Experts agree that the Metaverse offers a lot of possibilities to creative industries in general, fashion and luxury in particular. Apart from allowing them to make and sell digital versions of their products, brands can also use the Metaverse as the perfect test field for content creators and designers, especially with the possibilities offered by VR in the long run. It also opens up new possibilities in terms of community management on social media (through virtual artistic events, like concerts or fashion shows), advertising or even online shopping – for virtual or real products.

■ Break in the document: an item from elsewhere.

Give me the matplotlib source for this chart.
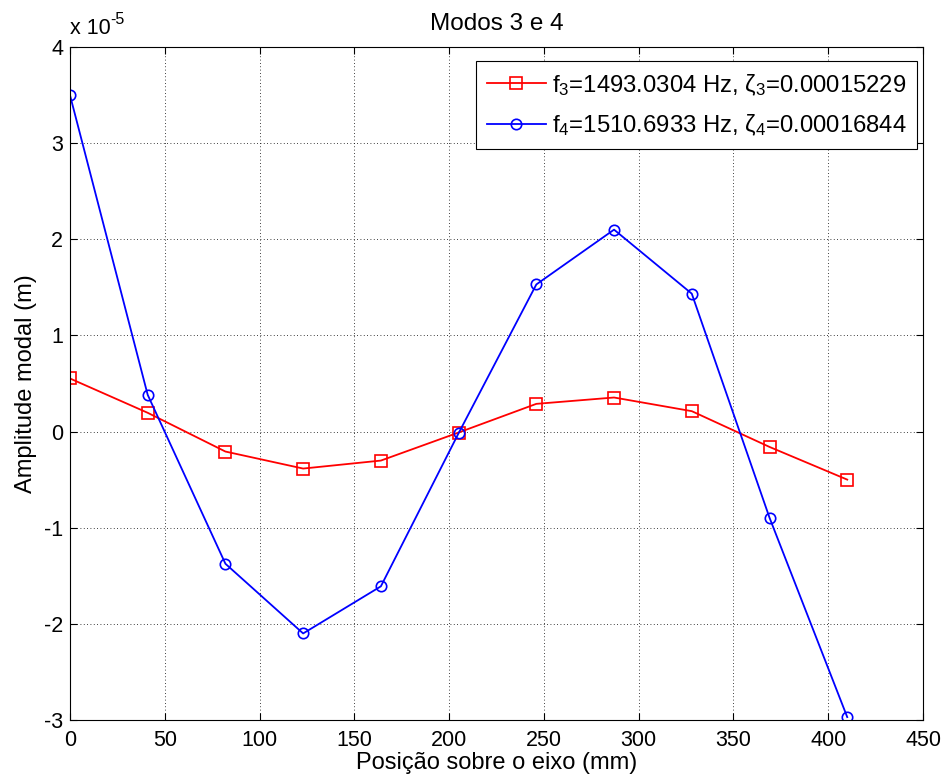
import matplotlib
matplotlib.use("Agg")
import matplotlib.pyplot as plt

plt.rcParams['font.family'] = ['Liberation Sans', 'DejaVu Sans']
plt.rcParams['mathtext.fontset'] = 'custom'
plt.rcParams['mathtext.rm'] = 'Liberation Sans'
plt.rcParams['mathtext.it'] = 'Liberation Sans'
plt.rcParams['mathtext.bf'] = 'Liberation Sans'

# Data (amplitudes in units of 1e-5 m)
posicao = [0, 41, 82, 123, 164, 205, 246, 287, 328, 369, 410]
modo3 = [0.552, 0.195, -0.208, -0.385, -0.302, -0.01, 0.288, 0.354, 0.212, -0.16, -0.50]
modo4 = [3.50, 0.382, -1.375, -2.10, -1.61, -0.017, 1.53, 2.10, 1.434, -0.896, -2.97]
label3 = "f$_3$=1493.0304 Hz, ζ$_3$=0.00015229"
label4 = "f$_4$=1510.6933 Hz, ζ$_4$=0.00016844"
xticks = list(range(0, 451, 50))
yticks = list(range(-3, 5))

fig = plt.figure(figsize=(9.48, 7.83), dpi=100)
ax = fig.add_axes([0.0738, 0.0805, 0.8999, 0.8595])

ax.plot(posicao, modo3, '-s', color='red', lw=1.3, markersize=8,
        markerfacecolor='none', markeredgewidth=1.2, label=label3)
ax.plot(posicao, modo4, '-o', color='blue', lw=1.3, markersize=7.5,
        markerfacecolor='none', markeredgewidth=1.2, label=label4)

ax.set_xlim(0, 450)
ax.set_ylim(-3, 4)
ax.set_xticks(xticks)
ax.set_yticks(yticks)
ax.set_xticklabels([str(t) for t in xticks])
ax.set_yticklabels([str(t) for t in yticks])
ax.tick_params(direction='in', length=5, labelsize=15.5, top=True, right=True)
ax.tick_params(axis='x', pad=7)
ax.tick_params(axis='y', pad=5)
ax.grid(True, linestyle=(0, (1, 3)), color='black', lw=0.6)
for s in ax.spines.values():
    s.set_linewidth(0.8)

ax.set_title("Modos 3 e 4", fontsize=17.5, pad=12)
ax.set_xlabel("Posição sobre o eixo (mm)", fontsize=17, labelpad=1)
ax.set_ylabel("Amplitude modal (m)", fontsize=17, labelpad=5)
t = ax.text(0.0, 1.012, "x 10", transform=ax.transAxes, fontsize=15.5,
            ha='left', va='bottom')
ax.annotate("-5", xy=(1, 0.55), xycoords=t, fontsize=11.5, ha='left', va='bottom')

leg = ax.legend(loc='upper right', bbox_to_anchor=(0.993, 0.979), borderaxespad=0,
                fontsize=17.2, fancybox=False, framealpha=1, edgecolor='black',
                handlelength=2.45, handletextpad=0.25, borderpad=0.45,
                labelspacing=0.6)
leg.get_frame().set_linewidth(0.8)

fig.savefig("out.png", dpi=100)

The question that remains, will the MENA region once again lag behind, like it does in every other ICT related domain? “The companies in this region might need night to level up their innovation and available technologies to be able to compete with the international brands on this brand new market. On the other hand, a lot of users in Arab countries are already familiar with social media, streaming platforms and online gaming, so my bet is that they will get the hang of it in no time,” concludes Bizri. Lebanese fashion designer Rami Kadi, for example, just launched his new collection, ‘Lucid Algorithms’, his first ever computer-human fashion collaboration.